About six weeks ago I happened to re-read my account of this episode. I began to wonder what had become of Phil. Had he finished his book? Had he stayed in Ecuador? I knew his second name and that he came originally from Kentucky. I went online and eventually found a reference to someone that I thought was probably him, living in Louisville, but there was no email address. I put my search to one side and life took over.
Then, about three weeks ago, I received an email. I didn’t recognise the sender’s address but something made me open it. It was a short message and it included these words:
I hope I am not a bad memory for you, but I expect that indeed I am a memory … You took LSD with me in my sparsely furnished rented house in San Rafael, outside Quito. Things didn’t go perfectly well. The day was cold, and I had done nothing to prepare for guests … I remember starting a rather pathetic fire in the fireplace to try to warm you up. I apologize for my poor hosting.
After the best part of 44 years we must have been looking for one another at almost exactly the same moment. I replied at once, and told him he had nothing whatever to apologise for. He replied in turn and now I shall write further to him.

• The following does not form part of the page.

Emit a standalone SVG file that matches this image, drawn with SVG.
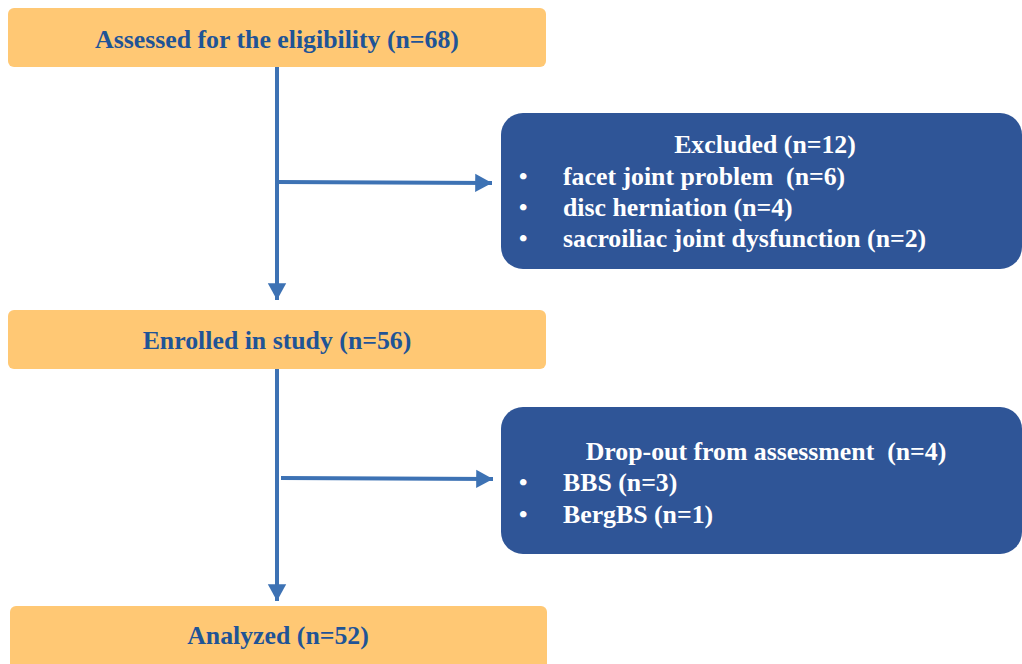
<svg xmlns="http://www.w3.org/2000/svg" width="1022" height="664" viewBox="0 0 1022 664">
<style>
.ob{fill:#FFC874;}
.bb{fill:#2F5597;}
.ot{font-family:"Liberation Serif",serif;font-weight:bold;font-size:25.8px;fill:#1F5496;text-anchor:middle;}
.wt{font-family:"Liberation Serif",serif;font-weight:bold;font-size:25.8px;fill:#FFFFFF;}
.bl{font-family:"Liberation Serif",serif;font-weight:bold;font-size:24px;fill:#FFFFFF;}
.c{stroke:#3D72B4;stroke-width:4;fill:none;}
</style>
<defs>
<marker id="ah" markerWidth="6" markerHeight="6" refX="4.2" refY="2.5" orient="auto" markerUnits="strokeWidth">
<path d="M0,0.2 L4.2,2.5 L0,4.8 Z" fill="#3D72B4"/>
</marker>
</defs>
<rect width="1022" height="664" fill="#FFFFFF"/>
<g id="connectors">
<line class="c" x1="277" y1="67" x2="277" y2="300" marker-end="url(#ah)"/>
<line class="c" x1="277" y1="182" x2="492" y2="183" marker-end="url(#ah)"/>
<line class="c" x1="277" y1="369" x2="277" y2="601" marker-end="url(#ah)"/>
<line class="c" x1="281" y1="478" x2="493" y2="479" marker-end="url(#ah)"/>
</g>
<g id="assessed">
<rect class="ob" x="8" y="8" width="538" height="59" rx="6"/>
<text class="ot" x="277" y="48">Assessed for the eligibility (n=68)</text>
</g>
<g id="excluded">
<rect class="bb" x="501" y="113" width="521" height="156" rx="22"/>
<text class="wt" x="765" y="153" text-anchor="middle">Excluded (n=12)</text>
<text class="bl" x="519" y="184">•</text>
<text class="wt" x="563" y="185" xml:space="preserve">facet joint problem  (n=6)</text>
<text class="bl" x="519" y="215">•</text>
<text class="wt" x="563" y="216">disc herniation (n=4)</text>
<text class="bl" x="519" y="246">•</text>
<text class="wt" x="563" y="247">sacroiliac joint dysfunction (n=2)</text>
</g>
<g id="enrolled">
<rect class="ob" x="8" y="310" width="538" height="59" rx="6"/>
<text class="ot" x="277" y="349">Enrolled in study (n=56)</text>
</g>
<g id="dropout">
<rect class="bb" x="501" y="407" width="521" height="147" rx="22"/>
<text class="wt" x="766" y="460" text-anchor="middle" xml:space="preserve">Drop-out from assessment  (n=4)</text>
<text class="bl" x="519" y="490">•</text>
<text class="wt" x="563" y="491">BBS (n=3)</text>
<text class="bl" x="519" y="522">•</text>
<text class="wt" x="563" y="523">BergBS (n=1)</text>
</g>
<g id="analyzed">
<rect class="ob" x="10" y="606" width="537" height="70" rx="6"/>
<text class="ot" x="278" y="644">Analyzed (n=52)</text>
</g>
</svg>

I delight in such connections, of course, but what really is serendipity? How do these things happen? Is it the collective unconscious? Is there the possibility of some kind of energetic link, amplified in this case perhaps by our shared LSD experience? I don’t know what the odds would be on our reconnecting; but it feels much too reductive, much too impoverishing to dismiss it as simply some random accident, a lucky toss of the universal dice.
And sagacity? Well, maybe Horace Walpole was onto something there. Maybe on some level we’re much wiser than we give ourselves credit for being.
Love this! Especially on a night of such unknowing, we know those lovely moments will always happen!